Years ago my mother and my wife took it upon themselves to teach me about the physical risk that many women feel every day. These two are very powerful people, and they’ve educated me about what it means to live in a world with us men, on the streets, in the parking garages, on the elevators. Since then, my learning has deepened: colleagues of color dealing with white doubt about their qualifications, gay and lesbian friends getting their cars serviced before a road trip for fear of violence against them in a rural area, clients from other countries facing hostility due to their accented English. This awareness that human differences also put others at risk has helped me keep the safety issues I feel as a white man in perspective.
One solution: Train people for crucial conversations that take safety into account. Vital Smarts has an approach that does just this: see http://www.vitalsmarts.com/crucialconversations_book.aspx
And here’s a recent TIME column on violence against women in the military to fuel the conversation:
http://www.time.com/time/magazine/article/0,9171,1968110,00.html
5. We don’t feel safe because we or other white men have been attacked or excluded for making a mistake, or for just being white guys.
The blame and shame game isn’t over. White people are sometimes castigated as racist just because we have white skin and say what we really think or say something stupid; men may be at a disadvantage on teams largely composed of women; white men may be excluded by development programs in which executives get extra credit for mentoring ‘diverse’ employees. As white guys we aren’t the only perpetrators of bias, prejudice, and discrimination.

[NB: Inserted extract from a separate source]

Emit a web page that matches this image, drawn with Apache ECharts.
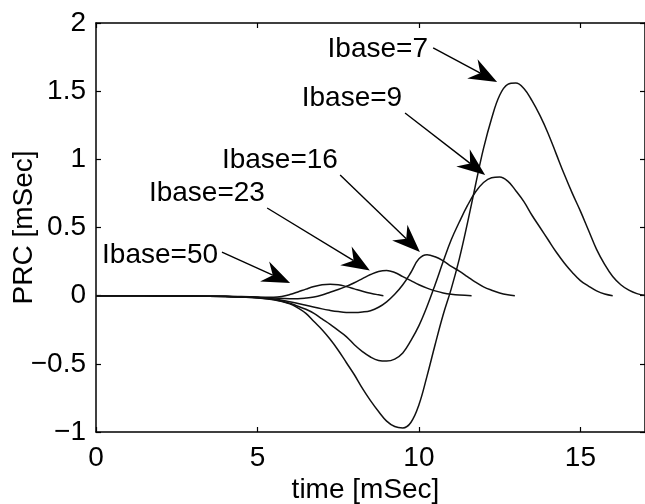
<!DOCTYPE html>
<html><head><meta charset="utf-8">
<script src="https://cdn.jsdelivr.net/npm/echarts@6/dist/echarts.min.js"></script>
<style>html,body{margin:0;padding:0;background:#fff}#c{width:645px;height:504px}</style>
</head><body><div id="c"></div>
<script>
// PRC curves (time [mSec], PRC [mSec])
const t7  = [0,1,2,3,4,4.5,5,5.5,6,6.25,6.5,6.75,7,7.25,7.5,7.75,8,8.25,8.5,8.75,9,9.25,9.5,9.75,10,10.25,10.5,10.75,11,11.25,11.5,11.75,12,12.25,12.5,12.75,13,13.25,13.5,13.75,14,14.25,14.5,14.75,15,15.25,15.5,15.75,16,16.25,16.5,16.75,17,17.25];
const v7  = [0,-0.001,-0.002,-0.004,-0.007,-0.011,-0.017,-0.03,-0.06,-0.09,-0.13,-0.19,-0.25,-0.32,-0.40,-0.49,-0.58,-0.68,-0.77,-0.85,-0.92,-0.96,-0.97,-0.93,-0.80,-0.59,-0.36,-0.14,0.05,0.27,0.53,0.81,1.08,1.30,1.47,1.55,1.56,1.52,1.43,1.32,1.19,1.04,0.89,0.75,0.62,0.48,0.34,0.23,0.14,0.08,0.04,0.015,0.003,0];
const t9  = [0,1,2,3,4,4.5,5,5.5,6,6.25,6.5,6.75,7,7.25,7.5,7.75,8,8.25,8.5,8.75,9,9.25,9.5,9.75,10,10.25,10.5,10.75,11,11.25,11.5,11.75,12,12.25,12.5,12.75,13,13.25,13.5,13.75,14,14.25,14.5,14.75,15,15.25,15.5,15.75,16];
const v9  = [0,-0.001,-0.002,-0.004,-0.007,-0.011,-0.016,-0.028,-0.055,-0.078,-0.10,-0.13,-0.17,-0.21,-0.255,-0.30,-0.36,-0.41,-0.45,-0.475,-0.48,-0.465,-0.42,-0.33,-0.22,-0.08,0.08,0.25,0.41,0.54,0.66,0.76,0.83,0.865,0.87,0.84,0.77,0.69,0.59,0.50,0.41,0.32,0.24,0.17,0.11,0.07,0.035,0.012,0];
const t16 = [0,1,2,3,4,4.5,5,5.5,6,6.5,7,7.25,7.5,7.75,8,8.25,8.5,8.75,9,9.25,9.5,9.75,10,10.25,10.5,10.75,11,11.25,11.5,11.75,12,12.25,12.5,12.75,12.97];
const v16 = [0,-0.001,-0.002,-0.003,-0.006,-0.009,-0.014,-0.024,-0.045,-0.07,-0.097,-0.108,-0.117,-0.123,-0.124,-0.12,-0.11,-0.085,-0.045,0.01,0.08,0.17,0.27,0.30,0.285,0.255,0.215,0.18,0.14,0.10,0.065,0.04,0.02,0.007,0];
const t23 = [0,1,2,3,4,4.5,5,5.5,6,6.25,6.5,6.75,7,7.25,7.5,7.75,8,8.25,8.5,8.75,9,9.25,9.5,9.75,10,10.25,10.5,10.75,11,11.25,11.63];
const v23 = [0,-0.001,-0.002,-0.003,-0.005,-0.008,-0.012,-0.018,-0.022,-0.022,-0.018,-0.01,0.005,0.025,0.045,0.068,0.095,0.125,0.155,0.178,0.185,0.17,0.14,0.11,0.08,0.055,0.035,0.02,0.01,0.004,0];
const t50 = [0,1,2,3,4,4.5,5,5.25,5.5,5.75,6,6.25,6.5,6.75,7,7.25,7.5,7.75,8,8.25,8.5,8.75,8.9];
const v50 = [0,-0.001,-0.002,-0.003,-0.005,-0.007,-0.01,-0.012,-0.012,-0.006,0.008,0.027,0.048,0.067,0.08,0.084,0.08,0.067,0.05,0.033,0.018,0.006,0];

const xTicks = [0,5,10,15];
const yTicks = [-1,-0.5,0,0.5,1,1.5,2];

// annotations: label text, label right-end anchor, arrow start, arrow tip (data coords)
const annLabels = ['Ibase=7','Ibase=9','Ibase=16','Ibase=23','Ibase=50'];
const annText   = [[10.28,1.81],[9.48,1.45],[7.49,0.995],[5.23,0.753],[3.78,0.298]];
const annStart  = [[10.44,1.817],[9.57,1.34],[7.56,0.885],[5.30,0.643],[3.90,0.32]];
const annTip    = [[12.42,1.567],[12.05,0.885],[10.03,0.32],[8.48,0.185],[6.01,0.093]];

const FONT = 'Liberation Sans, Arial, Helvetica, sans-serif';
const zip = (a,b) => a.map((x,i)=>[x,b[i]]);
const curves = [[t7,v7],[t9,v9],[t16,v16],[t23,v23],[t50,v50]];

const chart = echarts.init(document.getElementById('c'), null, {renderer:'canvas'});
const axLine = {show:true, onZero:false, lineStyle:{color:'#000', width:1.5}};
const axTick = {show:true, inside:true, length:5, lineStyle:{color:'#000', width:1.2}};
const fmt = v => String(v).replace('-', '\u2212');

chart.setOption({
  animation:false,
  backgroundColor:'#fff',
  grid:{left:96, right:0, top:23, bottom:72, containLabel:false, outerBoundsMode:'none'},
  xAxis:[
    {type:'value', min:0, max:17, interval:5, position:'bottom',
     axisLine:axLine, axisTick:axTick, splitLine:{show:false},
     axisLabel:{color:'#000', fontSize:28, fontFamily:FONT, margin:12, showMaxLabel:false,
       formatter:v => xTicks.includes(v) ? fmt(v) : ''},
     name:'time [mSec]', nameLocation:'middle', nameGap:44, nameMoveOverlap:false,
     nameTextStyle:{color:'#000', fontSize:28, fontFamily:FONT, padding:[0,10,0,0]}},
    {type:'value', min:0, max:17, interval:5, position:'top',
     axisLine:axLine, axisTick:axTick, splitLine:{show:false}, axisLabel:{show:false}}
  ],
  yAxis:[
    {type:'value', min:-1, max:2, interval:0.5, position:'left',
     axisLine:axLine, axisTick:axTick, splitLine:{show:false},
     axisLabel:{color:'#000', fontSize:28, fontFamily:FONT, margin:10,
       formatter:v => yTicks.includes(v) ? fmt(v) : ''},
     name:'PRC [mSec]', nameLocation:'middle', nameGap:58, nameMoveOverlap:false,
     nameTextStyle:{color:'#000', fontSize:28, fontFamily:FONT}},
    {type:'value', min:-1, max:2, interval:0.5, position:'right',
     axisLine:axLine, axisTick:axTick, splitLine:{show:false}, axisLabel:{show:false}}
  ],
  series: curves.map((c,i)=>({
    type:'line', name:annLabels[i], data:zip(c[0],c[1]), showSymbol:false, smooth:0.4,
    lineStyle:{color:'#111', width:1.5}, clip:true, z:3
  }))
});

function arrowEls(s, e) {
  const L=28, W=11, N=9;
  const dx=e[0]-s[0], dy=e[1]-s[1], len=Math.hypot(dx,dy);
  const ux=dx/len, uy=dy/len, nx=-uy, ny=ux;
  const bx=e[0]-L*ux, by=e[1]-L*uy;
  const mx=e[0]-(L-N)*ux, my=e[1]-(L-N)*uy;
  return [
    {type:'line', shape:{x1:s[0],y1:s[1],x2:mx,y2:my}, style:{stroke:'#000', lineWidth:1.4}, z:10},
    {type:'polygon', shape:{points:[[e[0],e[1]],[bx+W*nx,by+W*ny],[mx,my],[bx-W*nx,by-W*ny]]}, style:{fill:'#000'}, z:10}
  ];
}
const g = [];
annLabels.forEach((lab,i)=>{
  const p = chart.convertToPixel({gridIndex:0}, annText[i]);
  const s = chart.convertToPixel({gridIndex:0}, annStart[i]);
  const e = chart.convertToPixel({gridIndex:0}, annTip[i]);
  g.push({type:'text', x:p[0], y:p[1], style:{text:lab, fill:'#000', font:'28px '+FONT, textAlign:'right', textVerticalAlign:'middle'}, z:10});
  g.push(...arrowEls(s,e));
});
chart.setOption({graphic:g});
</script></body></html>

Our diverse colleagues need to own up to their own stuff, and we need to see them holding other people of color and women accountable for misbehavior and cynicism toward white men.
One solution: Straightforward conversation that operates with the discipline of respect. As leaders we require both respect and candor to be fully functioning – respect without candor delivers harmony at the expense of honesty, and candor without respect damages relationships. See my blog at:
http://www.greatheartleaderlabs.com/blog/2009/09/30/the-discipline-of-respect/
6. White men may not feel safe with diversity and inclusion because power is used in the organization in ways that put everyone at risk.
Safety suffers when power is misused and abused. If, for example, leaders commonly use their power of position to coerce and punish, then the culture suffers a safety deficit. Such companies (or business units, offices, or teams) stifle a healthy engagement with diversity and inclusion – in such a context, human differences are expected to bring danger. High-performing conflict is not an option. White guys don’t feel safe because they aren’t safe; no one is.
One solution: In addition to transforming the culture through excellent work in organizational development, here’s a way that white men can lead on power from the inside out. Be the change you want to see in the company, by auditing your own approach to the uses of the power you possess. Contact me and I’ll send you a tool called “Unpack Your Power”.
In Closing
Inclusion requires safety. As white men, we will learn and live and lead on diversity and inclusion only when such relational security includes us. The organization is responsible for such an environment, and our diverse colleagues share in building safe relationships. And we must include ourselves.
As white men who lead, we must acknowledge our need for safety, and find the courage to build a work environment where we can learn to lead on diversity and inclusion. We should also hold ourselves accountable for ensuring that the safety we need extends to every colleague and customer who walks in the door.